If we treated any of our other services or assets in this manner, especially ones so critical to our daily well-being, it would be considered irresponsible. Why is it that lighting maintenance is such an underrated and underperformed task?
Lighting ‘nerds’ may have their eye drawn to luminaire irregularities, such as discoloured panels, spotlights that are misaimed, or fittings that have evidential marks from overheating or have gone completely dark, but everyone else seems to just walk on by. There are more reasons we should be concerned with luminaire maintenance and cleaning other than just combatting the darkness.

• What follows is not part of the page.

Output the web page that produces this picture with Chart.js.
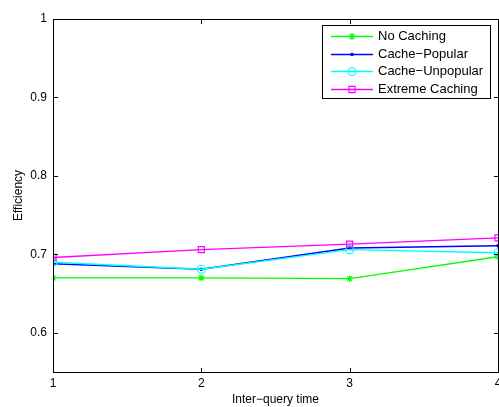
<!DOCTYPE html>
<html>
<head>
<meta charset="utf-8">
<script src="https://cdn.jsdelivr.net/npm/chart.js"></script>
<style>
  html, body { margin: 0; padding: 0; background: #fff; }
  #wrap { width: 499px; height: 407px; }
</style>
</head>
<body>
<div id="wrap"><canvas id="efficiency-chart"></canvas></div>
<script>
// values
const interQueryTimes = [1, 2, 3, 4]
const noCaching = [0.670, 0.670, 0.669, 0.697]
const cachePopular = [0.688, 0.681, 0.708, 0.711]
const cacheUnpopular = [0.690, 0.681, 0.706, 0.702]
const extremeCaching = [0.696, 0.706, 0.713, 0.721]
const yTicks = [0.6, 0.7, 0.8, 0.9, 1]
const seriesNames = ['No Caching', 'Cache−Popular', 'Cache−Unpopular', 'Extreme Caching']

const FONT = 'Arial, "Liberation Sans", Helvetica, sans-serif'

const toPoints = values => interQueryTimes.map((x, i) => ({ x, y: values[i] }))

const styles = [
  { color: '#00ff00', pointStyle: 'star', radius: 3.5 },
  { color: '#0000ff', pointStyle: 'circle', radius: 1.2, fill: true },
  { color: '#00ffff', pointStyle: 'circle', radius: 4 },
  { color: '#ff00ff', pointStyle: 'rect', radius: 4.3 }
]

const datasets = [noCaching, cachePopular, cacheUnpopular, extremeCaching].map((values, i) => ({
  label: seriesNames[i],
  data: toPoints(values),
  borderColor: styles[i].color,
  backgroundColor: styles[i].fill ? styles[i].color : 'rgba(0,0,0,0)',
  borderWidth: 1.4,
  pointStyle: styles[i].pointStyle,
  pointRadius: styles[i].radius,
  pointHoverRadius: styles[i].radius,
  pointBorderWidth: 1.2,
  tension: 0,
  order: 3 - i // last series on top, like matlab
}))

// matlab style box, inward ticks and legend
const matlabAxes = {
  id: 'matlabAxes',
  afterDraw(chart) {
    const { ctx, chartArea: a, scales } = chart
    ctx.save()
    ctx.strokeStyle = '#000'
    ctx.lineWidth = 1
    const L = Math.round(a.left) + 0.5, R = Math.round(a.right) + 0.5
    const T = Math.round(a.top) + 0.5, B = Math.round(a.bottom) + 0.5
    ctx.strokeRect(L, T, R - L, B - T)
    ctx.beginPath()
    scales.y.ticks.forEach(t => {
      const y = Math.round(scales.y.getPixelForValue(t.value)) + 0.5
      ctx.moveTo(L, y); ctx.lineTo(L + 4.5, y)
      ctx.moveTo(R, y); ctx.lineTo(R - 4.5, y)
    })
    scales.x.ticks.forEach(t => {
      const x = Math.round(scales.x.getPixelForValue(t.value)) + 0.5
      ctx.moveTo(x, B); ctx.lineTo(x, B - 4.5)
      ctx.moveTo(x, T); ctx.lineTo(x, T + 4.5)
    })
    ctx.stroke()

    // legend
    ctx.fillStyle = '#fff'
    ctx.fillRect(322.5, 25.5, 168, 73)
    ctx.strokeRect(322.5, 25.5, 168, 73)
    ctx.font = '13px ' + FONT
    ctx.textBaseline = 'middle'
    ctx.textAlign = 'left'
    chart.data.datasets.forEach((ds, i) => {
      const y = Math.round(36 + i * 17.5) + 0.5
      ctx.strokeStyle = ds.borderColor
      ctx.lineWidth = ds.borderWidth
      ctx.beginPath()
      ctx.moveTo(331, y); ctx.lineTo(373, y)
      ctx.stroke()
      ctx.fillStyle = ds.backgroundColor
      ctx.lineWidth = ds.pointBorderWidth
      Chart.helpers.drawPoint(ctx, {
        pointStyle: ds.pointStyle, radius: ds.pointRadius, borderWidth: ds.pointBorderWidth, rotation: 0
      }, 352, y)
      ctx.fillStyle = '#000'
      ctx.fillText(ds.label, 378, y)
    })
    ctx.restore()
  }
}

new Chart(document.getElementById('efficiency-chart'), {
  type: 'line',
  data: { datasets },
  options: {
    responsive: true,
    maintainAspectRatio: false,
    animation: false,
    events: [],
    // fixed plot box: left 53, top 19, right 498, bottom 372
    layout: { autoPadding: false, padding: { top: 19, right: 1, left: 0, bottom: 0 } },
    plugins: {
      legend: { display: false },
      tooltip: { enabled: false }
    },
    scales: {
      x: {
        type: 'linear',
        min: 1,
        max: 4,
        grid: { display: false, drawTicks: false },
        border: { display: false },
        afterBuildTicks: scale => { scale.ticks = interQueryTimes.map(v => ({ value: v })) },
        afterFit: scale => {
          scale.height = 35
          scale.paddingLeft = 0
          scale.paddingRight = 0
        },
        ticks: { padding: 4, color: '#000', maxRotation: 0, font: { family: FONT, size: 12 } },
        title: {
          display: true, text: 'Inter−query time', color: '#000',
          padding: { top: 1, bottom: 0 }, font: { family: FONT, size: 12 }
        }
      },
      y: {
        min: 0.55,
        max: 1,
        grid: { display: false, drawTicks: false },
        border: { display: false },
        afterBuildTicks: scale => { scale.ticks = yTicks.map(v => ({ value: v })) },
        afterFit: scale => {
          scale.width = 53
          scale.paddingTop = 0
          scale.paddingBottom = 0
        },
        ticks: { padding: 6, color: '#000', callback: v => String(v), font: { family: FONT, size: 12 } },
        title: {
          display: true, text: 'Efficiency', color: '#000',
          padding: { top: 11, bottom: 0 }, font: { family: FONT, size: 12 }
        }
      }
    }
  },
  plugins: [matlabAxes]
})
</script>
</body>
</html>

Originally when luminaires had replaceable lamps, such as fluorescent tubes, discharge lamps or incandescent and halogen lamps, the luminaires tended to get a bit of a dust off when the lamps were replaced. Stores even had maintenance schedules to perform re-lamping of entire sections. Now with integrated LED luminaires, these schedules have regularly been obsoleted, indeed this maintenance reduction cost was often a selling point of those trying to transition clients to an LED upgrade.
Users tend to think of LED luminaires as set and forget, only paying attention to them when they have a catastrophic failure, even tending to choose to ignore them when they have an obvious parametric failure, like the physically evident discolouration of a diffuser.
Apart from replacing expired luminaires, cleaning a luminaire is the next best piece of maintenance that can be performed and has more advantages than just the obvious light increases from dust removal.